17. We shall first deal with the contention regarding interestedness of the
witnesses for furthering prosecution version. Relationship is not a factor to
affect credibility of a witness. It is more often than not that a relation
would not conceal actual culprit and make allegations against an innocent
person. Foundation has to be laid if plea of false implication is made. In such
cases, the court has to adopt a careful approach and analyse evidence to find
out whether it is cogent and credible.
18. In Dalip Singh and others vs. The State of Punjab it has been laid
down as under:-
"A witness is normally to be considered independent unless he or she
springs from sources which are likely to be tainted and that usually means
unless the witness has cause, such as enmity against the accused, to wish to
implicate him falsely. Ordinarily a close relation would be the last to screen
the real culprit and falsely implicate an innocent person. It is true, when
feelings run high and there is personal cause for enmity, that there is a
tendency to drag in an innocent person against whom a witness has a grudge
along with the guilty, but foundation must be laid for such a criticism and the
mere fact of relationship far from being a foundation is often a sure guarantee
of truth. However, we are not attempting any sweeping generalization. Each case
must be judged on its own facts. Our observations are only made to combat what
is so often put forward in cases before us as a general rule of prudence. There
is no such general rule. Each case must be limited to and be governed by its
own facts." *
19. The above decision has since been followed in Guli Chand and others vs.
State of Rajasthan) in which Vadivelu Thevar vs. State of Madras was
also relied upon.
20. We may also observe that the ground that the witness being a close
relative and consequently being a partisan witness, should not be relied upon,
has no substance # . This theory was repelled by this Court as early as in
Dalip Singh's case (supra) in which surprise was expressed over the impression
which prevailed in the minds of the Members of the Bar that relatives were not
independent witnesses. Speaking through Vivian Bose, J. it was observed.

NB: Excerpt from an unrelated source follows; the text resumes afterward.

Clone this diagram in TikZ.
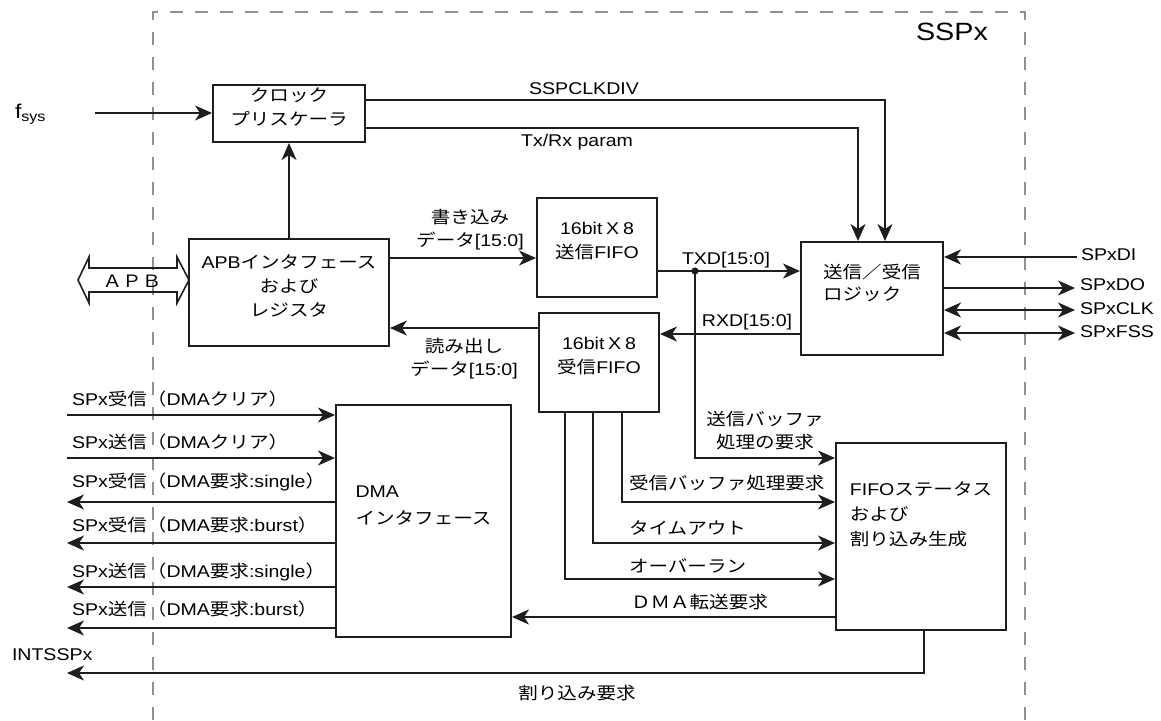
\documentclass[tikz,border=0pt]{standalone}
\usepackage{fontspec}
\setmainfont{Liberation Sans}[FakeStretch=1.15]
\newfontfamily\jpfont{Noto Sans CJK JP}[FakeStretch=1.15]
\newcommand{\jtxt}[1]{{\jpfont #1}}
\newcommand{\leftlines}[1]{\begin{tabular}{@{}l@{}}#1\end{tabular}}
\usepackage{xcolor}
\usepackage{tikz}
\usetikzlibrary{arrows.meta,fit}

\definecolor{sspgray}{HTML}{8E909E}
\definecolor{wirecol}{HTML}{1E1E1E}

\tikzset{
  blk/.style={draw=wirecol, line width=1pt, inner sep=0pt, align=center, font=\fontsize{8.5}{12}\selectfont},
  jp/.style={font=\fontsize{8.5}{12}\selectfont\jpfont},
  lbl/.style={inner sep=0pt, align=center, font=\fontsize{8.5}{11.5}\selectfont},
  wire/.style={draw=wirecol, line width=1pt},
  border/.style={draw=sspgray, dash pattern=on 6.5pt off 6pt, line width=1.2pt}
}

\begin{document}
\begin{tikzpicture}[x=0.5pt,y=-0.5pt,line width=1pt,
    >={Stealth[length=8.5pt,width=7.5pt,inset=2.5pt]}]
  \useasboundingbox (0,0) rectangle (1161,720);
  % SSPx boundary
  \draw[border] (153,720) -- (153,12) -- (1025,12) -- (1025,720);
  \node[inner sep=0pt, font=\fontsize{12.5}{14}\selectfont] (title) at (952,32) {SSPx};

  % blocks
  \node[blk, jp, fit={(213,85) (365,142)}] (clk) {クロック\\プリスケーラ};
  \node[blk, fit={(189,239) (389,346)}] (apb) {APB\jtxt{インタフェース}\\\jtxt{および}\\\jtxt{レジスタ}};
  \node[blk, fit={(537,198) (657,297)}] (fifotx) {16bit\hspace{0.22em}X\hspace{0.22em}8\\\jtxt{送信}FIFO};
  \node[blk, fit={(539,313) (659,412)}] (fiforx) {16bit\hspace{0.22em}X\hspace{0.22em}8\\\jtxt{受信}FIFO};
  \node[blk, jp, fit={(801,242) (943,355)}] (logic) {\leftlines{送信／受信\\[-1pt]ロジック}};
  \node[blk, fit={(336,405) (511,637)}] (dma) {\leftlines{DMA\\[1.5pt]\jtxt{インタフェース}}};
  \node[blk, fit={(836,443) (1006,630)}] (status) {\leftlines{FIFO\jtxt{ステータス}\\[0.5pt]\jtxt{および}\\[0.5pt]\jtxt{割り込み生成}}};

  % clock
  \node[lbl, anchor=west, font=\fontsize{10}{12}\selectfont] (fsys) at (14,114) {f\textsubscript{sys}};
  \coordinate (fin) at (95,113);
  \draw[wire,->] (fin) -- (fin -| clk.west);
  \draw[wire,->] (apb.north) -- (clk.south);
  \draw[wire,->] (clk.east |- 0,100) -| (logic.north -| 885,0);
  \draw[wire,->] (clk.east |- 0,128) -| (logic.north -| 858,0);
  \node[lbl] (lclkdiv) at (584,89) {SSPCLKDIV};
  \node[lbl] (ltxrx) at (577,142) {Tx/Rx param};

  % APB bus
  \draw[wire, line width=0.8pt] (78,280) -- (89,257) -- (89,268) -- (177,268) -- (177,257)
    -- (189,280) -- (177,303) -- (177,292) -- (89,292) -- (89,303) -- cycle;
  \node[lbl, font=\fontsize{8.5}{11}\selectfont\jpfont] (lapb) at (132,281) {ＡＰＢ};

  % data paths
  \draw[wire,->] (apb.east |- 0,258) -- (fifotx.west |- 0,258);
  \node[lbl] (lwr) at (470,230) {\jtxt{書き込み}\\\jtxt{データ}[15:0]};
  \draw[wire,->] (fiforx.west |- 0,328) -- (apb.east |- 0,328);
  \node[lbl] (lrd) at (464,359) {\jtxt{読み出し}\\\jtxt{データ}[15:0]};
  \coordinate (tj) at (695,271);
  \draw[wire,->] (fifotx.east |- tj) -- (tj -| logic.west);
  \fill[wirecol] (tj) circle (1.8pt);
  \node[lbl] (ltxd) at (726,260) {TXD[15:0]};
  \draw[wire,->] (logic.west |- 0,334) -- (fiforx.east |- 0,334);
  \node[lbl] (lrxd) at (747,322) {RXD[15:0]};

  % serial pins
  \coordinate (pdi) at (1077,257);
  \coordinate (pdo) at (1075,288);
  \coordinate (pclk) at (1075,310);
  \coordinate (pfss) at (1075,333);
  \draw[wire,->] (pdi) -- (pdi -| logic.east);
  \draw[wire,->] (logic.east |- pdo) -- (pdo);
  \draw[wire,<->] (logic.east |- pclk) -- (pclk);
  \draw[wire,<->] (logic.east |- pfss) -- (pfss);
  \node[lbl, anchor=west] (sdi) at (1080,255) {SPxDI};
  \node[lbl, anchor=west] (sdo) at (1079,285) {SPxDO};
  \node[lbl, anchor=west] (sclk) at (1079,309) {SPxCLK};
  \node[lbl, anchor=west] (sfss) at (1079,332) {SPxFSS};

  % status inputs
  \draw[wire,->] (tj) |- (status.west |- 0,458);
  \node[lbl, font=\fontsize{8.5}{11.5}\selectfont\jpfont] (ltxreq) at (765,431) {送信バッファ\\処理の要求};
  \draw[wire,->] (fiforx.south -| 622,0) |- (status.west |- 0,502);
  \node[lbl, anchor=west, font=\fontsize{8.5}{11}\selectfont\jpfont] (lrxreq) at (628,483) {受信バッファ処理要求};
  \draw[wire,->] (fiforx.south -| 593,0) |- (status.west |- 0,543);
  \node[lbl, anchor=west, font=\fontsize{8.5}{11}\selectfont\jpfont] (ltmo) at (628,528) {タイムアウト};
  \draw[wire,->] (fiforx.south -| 565,0) |- (status.west |- 0,579);
  \node[lbl, anchor=west, font=\fontsize{8.5}{11}\selectfont\jpfont] (lovr) at (628,566) {オーバーラン};
  \draw[wire,->] (status.west |- 0,617) -- (dma.east |- 0,617);
  \node[lbl, anchor=west, font=\fontsize{8.5}{11}\selectfont\jpfont] (ldmareq) at (630,602) {ＤＭＡ転送要求};

  % interrupt
  \coordinate (intout) at (67,673);
  \draw[wire,->] (status.south -| 924,0) |- (intout);
  \node[lbl, anchor=west] (intssp) at (11,655) {INTSSPx};
  \node[lbl, font=\fontsize{8.5}{11}\selectfont\jpfont] (lint) at (577,693) {割り込み要求};

  % DMA handshake
  \foreach \i/\yy/\ly/\txt in {1/415/399/{SPx\jtxt{受信（}DMA\jtxt{クリア）}},
                               2/458/442/{SPx\jtxt{送信（}DMA\jtxt{クリア）}}} {
    \coordinate (din\i) at (67,\yy);
    \draw[wire,->] (din\i) -- (din\i -| dma.west);
    \node[lbl, anchor=west] (ldin\i) at (71,\ly) {\txt};
  }
  \foreach \i/\yy/\ly/\txt in {3/502/482/{SPx\jtxt{受信（}DMA\jtxt{要求}:single\jtxt{）}},
                               4/543/525/{SPx\jtxt{受信（}DMA\jtxt{要求}:burst\jtxt{）}},
                               5/587/572/{SPx\jtxt{送信（}DMA\jtxt{要求}:single\jtxt{）}},
                               6/628/609/{SPx\jtxt{送信（}DMA\jtxt{要求}:burst\jtxt{）}}} {
    \coordinate (dout\i) at (67,\yy);
    \draw[wire,->] (dout\i -| dma.west) -- (dout\i);
    \node[lbl, anchor=west] (ldout\i) at (71,\ly) {\txt};
  }
\end{tikzpicture}
\end{document}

"We are unable to agree with the learned Judges of the High Court that the
testimony of the two eyewitnesses requires corroboration. If the foundation for
such an observation is based on the fact that the witnesses are women and that
the fate of seven men hangs on their testimony, we know of no such rule. If it is
grounded on the reason that they are closely related to the deceased we are
unable to concur. This is a fallacy common to many criminal cases and one which
another Bench of this Court endeavoured to dispel in - `Rameshwar vs. State of
Rajasthan' (AIR 1952 SC 54 at p. 59). We find, however, that it unfortunately
still persists, if not in the judgments of the Courts, at any rate in the
arguments of counsel." *
21. Again in Masalti and Ors. vs. State of U.P. ) this Court observed:
(p, 209-210 para 14):
"But it would, we think, be unreasonable to contend that evidence given by
witnesses should be discarded only on the ground that it is evidence of
partisan or interested witnesses....... The mechanical rejection of such
evidence on the sole ground that it is partisan would invariably lead to
failure of justice. No hard and fast rule can be laid down as to how much
evidence should be appreciated. Judicial approach has to be cautious in dealing
with such evidence; but the plea that such evidence should be rejected because
it is partisan cannot be accepted as correct." *
22. As observed by this Court in State of Rajasthan vs. Teja Ram and other
4) the over-insistence on witnesses having
no relation with the victims often results in criminal justice going away. When
any incident happens in a dwelling house or nearby the most natural witnesses
would be the inmates of that house. It would be unpragmatic to ignore such
natural witnesses and insist on outsiders who would not have even seen any
thing. If the Court has discerned from the evidence or even from the
investigation records that some other independent person has witnessed any
event connecting the incident in question then there is justification for
making adverse comments against non-examination of such person as prosecution
witness. Otherwise, merely on surmises the Court should not castigate a
prosecution for not examining other persons of the locality as prosecution
witnesses. Prosecution can be expected to examine only those who have witnessed
the events and not those who have not seen it though the neighbourhood may be
replete with other residents also. # (See Sucha Singh and Another vs. State
of Punjab )
23. Appeal is without merit and deserves dismissal which we direct.